A new year is a great time to reflect and think about your year as a whole and to set goals and intentions. Setting intentional goals that focus on changes you want to make for your family is a great way to increase connection and reduce family stress. Connecting more as a family can reduce family stress and help improve communication and overall relationships.
Think about the things you want to do more of as a family, as well as things you want to work towards eliminating or changing. Set intentions and goals around those and start to create habits and practices that support those.
When setting new year intentions for your family, be sure to involve family members in choosing and creating the intentions. That buy-in will help get family members on board and feel invested in the family’s goals rather than feeling like these are things they are being told they have to do.
Below are a few ideas of goals you can set as a family to get you inspired. Choose a few from this list to implement into your year, or create some of your own.
- Create a weekday routine: Routines are important for the mental health of the entire family. Having a routine provides daily predictability and can help your family know what to expect and look forward to. Visual schedules can be a great tool for the entire family — make time for exercise, outdoor time, school, work, family connection, and quiet.
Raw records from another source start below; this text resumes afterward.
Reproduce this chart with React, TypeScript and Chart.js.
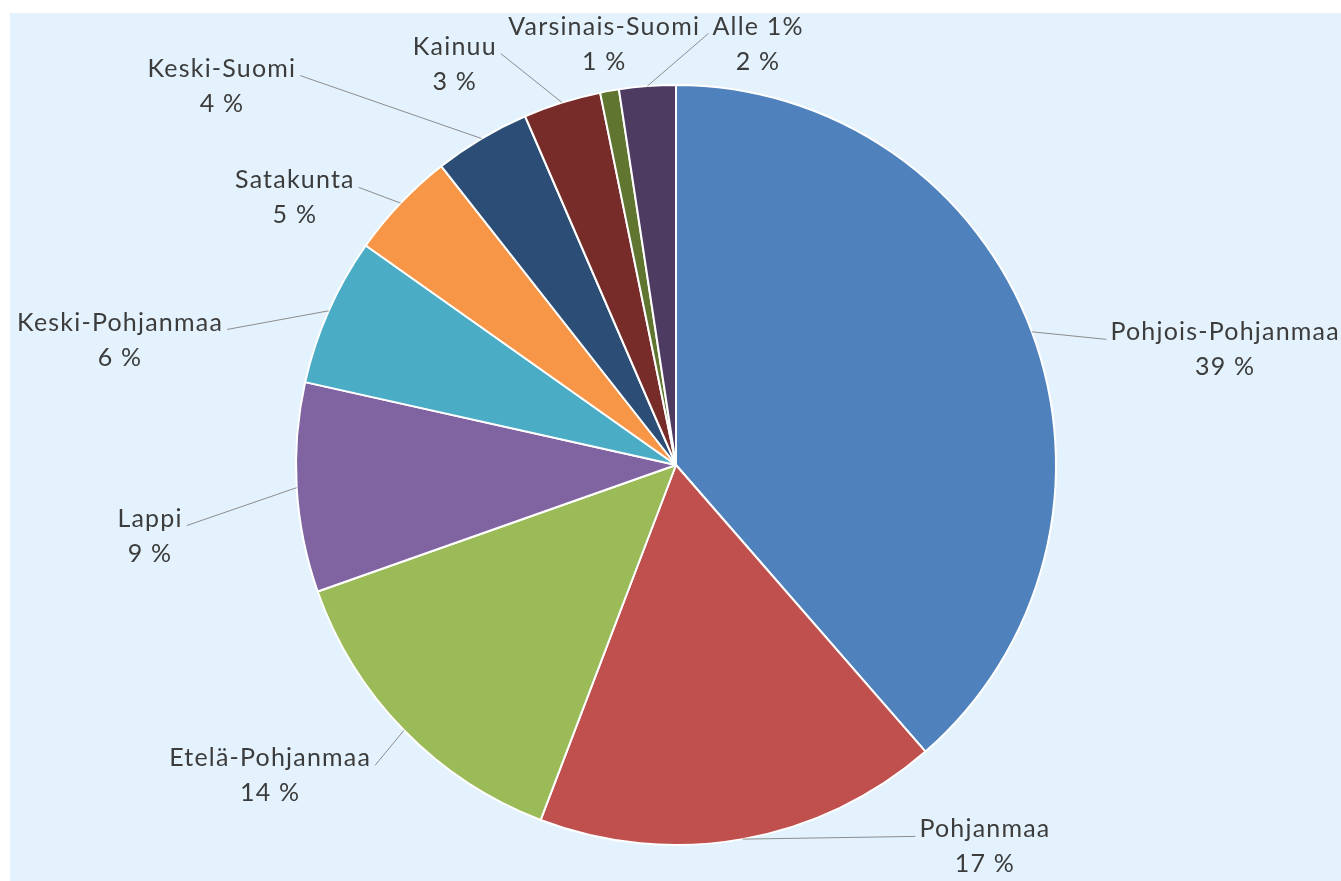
import React, { useEffect, useRef } from "react";
import { Chart, registerables } from "chart.js";

Chart.register(...registerables);

const regions = [
  "Pohjois-Pohjanmaa",
  "Pohjanmaa",
  "Etelä-Pohjanmaa",
  "Lappi",
  "Keski-Pohjanmaa",
  "Satakunta",
  "Keski-Suomi",
  "Kainuu",
  "Varsinais-Suomi",
  "Alle 1%",
];

const shares = [38.6, 17.2, 13.8, 8.9, 6.3, 4.6, 4.1, 3.3, 0.8, 2.4];

const sliceColors = [
  "#4f81bd",
  "#c0504d",
  "#9bbb59",
  "#8064a2",
  "#4bacc6",
  "#f79646",
  "#2c4d75",
  "#772c2a",
  "#5f7530",
  "#4d3b62",
];

// label block centres, in units of the pie radius, relative to the pie centre
const labelLayout = [
  [1.445, -0.303],
  [0.813, 1.005],
  [-1.068, 0.818],
  [-1.384, 0.187],
  [-1.463, -0.329],
  [-1.003, -0.703],
  [-1.195, -0.997],
  [-0.582, -1.055],
  [-0.189, -1.108],
  [0.216, -1.108],
];

const FONT = "25px Lato, 'Open Sans', sans-serif";
const LINE_GAP = 35;

const labelPlugin = {
  id: "outsideLabels",
  afterDatasetsDraw(chart: any) {
    const ctx = chart.ctx;
    const meta = chart.getDatasetMeta(0);
    const data = chart.data.datasets[0].data as number[];
    const total = data.reduce((a, b) => a + b, 0);
    ctx.save();
    ctx.font = FONT;
    try {
      (ctx as any).letterSpacing = "1.2px";
    } catch (e) {}
    ctx.textAlign = "center";
    ctx.textBaseline = "middle";
    meta.data.forEach((arc: any, i: number) => {
      const { x, y, startAngle, endAngle, outerRadius } = arc.getProps(
        ["x", "y", "startAngle", "endAngle", "outerRadius"],
        true
      );
      const mid = (startAngle + endAngle) / 2;
      const px = x + Math.cos(mid) * outerRadius;
      const py = y + Math.sin(mid) * outerRadius;
      const [lx, ly] = labelLayout[i];
      const cx = x + lx * outerRadius;
      const cy = y + ly * outerRadius;
      const name = chart.data.labels[i] as string;
      const pct = Math.round((data[i] / total) * 100) + " %";
      const w1 = ctx.measureText(name).width;
      const l1y = cy - LINE_GAP / 2;
      const inside = px >= cx - w1 / 2 && px <= cx + w1 / 2 && py > cy;
      if (!inside) {
        const ex = cx > px ? cx - w1 / 2 - 4 : cx + w1 / 2 + 4;
        const ey = l1y + 7;
        ctx.strokeStyle = "#8c8c8c";
        ctx.lineWidth = 1;
        ctx.beginPath();
        ctx.moveTo(px, py);
        ctx.lineTo(ex, ey);
        ctx.stroke();
      }
      ctx.fillStyle = "#3c3c3c";
      ctx.fillText(name, cx, l1y);
      ctx.fillText(pct, cx, cy + LINE_GAP / 2);
    });
    ctx.restore();
  },
};

export default function App() {
  const ref = useRef<HTMLCanvasElement>(null);
  useEffect(() => {
    document.body.style.margin = "0";
    const chart = new Chart(ref.current!, {
      type: "pie",
      data: {
        labels: regions,
        datasets: [
          {
            data: shares,
            backgroundColor: sliceColors,
            borderColor: "#ffffff",
            borderWidth: 2,
          },
        ],
      },
      options: {
        animation: false,
        responsive: false,
        radius: 380,
        layout: { padding: { top: 40, bottom: 4, left: 1, right: 0 } },
        plugins: {
          legend: { display: false },
          tooltip: { enabled: false },
        },
      },
      plugins: [labelPlugin],
    });
    return () => chart.destroy();
  }, []);
  return (
    <div style={{ position: "relative", width: 1341, height: 881, background: "#ffffff", overflow: "hidden" }}>
      <div style={{ position: "absolute", left: 10, top: 13, width: 1331, height: 868, background: "#e3f2fc" }}>
        <canvas ref={ref} width={1331} height={868} style={{ display: "block" }} />
      </div>
    </div>
  );
}
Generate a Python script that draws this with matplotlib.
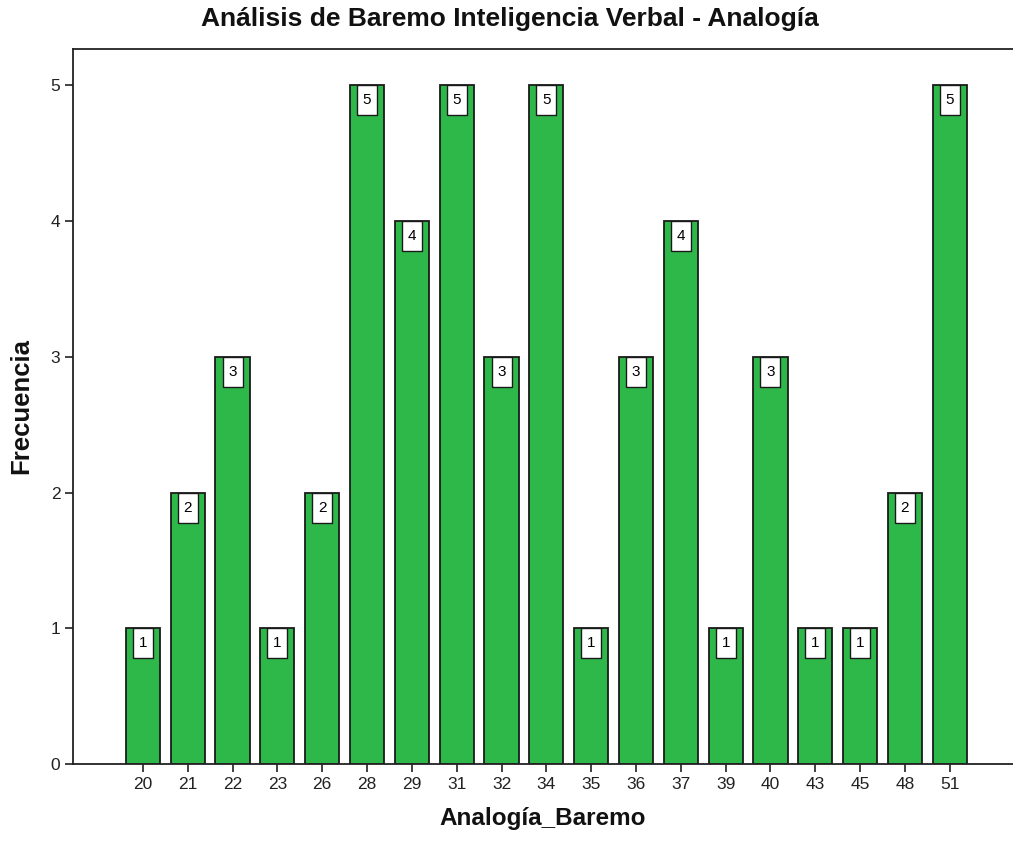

Designate work/school time, screen time and non-screen time activities. Wake up and go to bed at the same time, eat meals at a normal schedule. It isn’t easy, but committing to a routine can create more calm and peace in your household.
- Write a family fun bucket list: What are the things your family has always talked about doing but just never gets around to? Create a list of activities, projects, trips, etc. that your family members want to do. When you find yourself asking, “What should we do today?”, pull out the list and choose something from the bucket list. These can be anything from simple craft projects to big dream trips. Anything goes—it’s a bucket list, after all.
- Talk about gratitude as a family: Creating time and space to express daily gratitude is an important habit and skill that we can learn at any age. Each day, encourage each member of your family to share something they are grateful for. You can write it down, or talk about it during a meal or while driving in the car. Being grateful for the little things can change our perspective and mood.
- Do chores together: Want to get everyone involved in cleaning the house? Make it a competition. Set a timer for 30 minutes, give everyone a list of chores/tasks and see how much you can accomplish in that time. Working as a team toward achieving a goal is a great bonding experience and can make chores more fun.
- Cook together more often: It may take twice as long to make a recipe, but getting your kids involved in the kitchen helps you with meal prep, gives your kids something hands-on to do and encourages kids to eat a wider variety of healthy foods. Kids who help prepare and cook foods are more likely to actually eat them! In addition to those benefits, the quality time making a recipe with kids and the laughter and memories that ensue are worth the extra time and mess. Bringing kids into the kitchen with you also helps them understand the time and effort it takes to get a meal on the table.
- Learn each other’s love languages: We’ve talked about this in romantic relationships, but what about for the whole family? Understanding your child’s love language can be helpful in communicating and connecting with your kids. If you feel like you and your child are always speaking a different language, it may be because you are. You can take the children’s version of the love language test here.
- Try a new activity each month: Get out of your comfort zones together. Never been kayaking? Give it a try together. What about trying a new food? Seek adventure and learn and grow together as a family. The memories of the experience will last longer than the activity.
- Spend one-on-one time with your kids: Even though we spend most of our days together, it is still important to find ways to set aside one-on-one time with our children individually. When you do, you will have a renewed connection and a deeper understanding of each other. One-on-one time helps to strengthen your connection with your children and helps them feel understood and valued as an individual.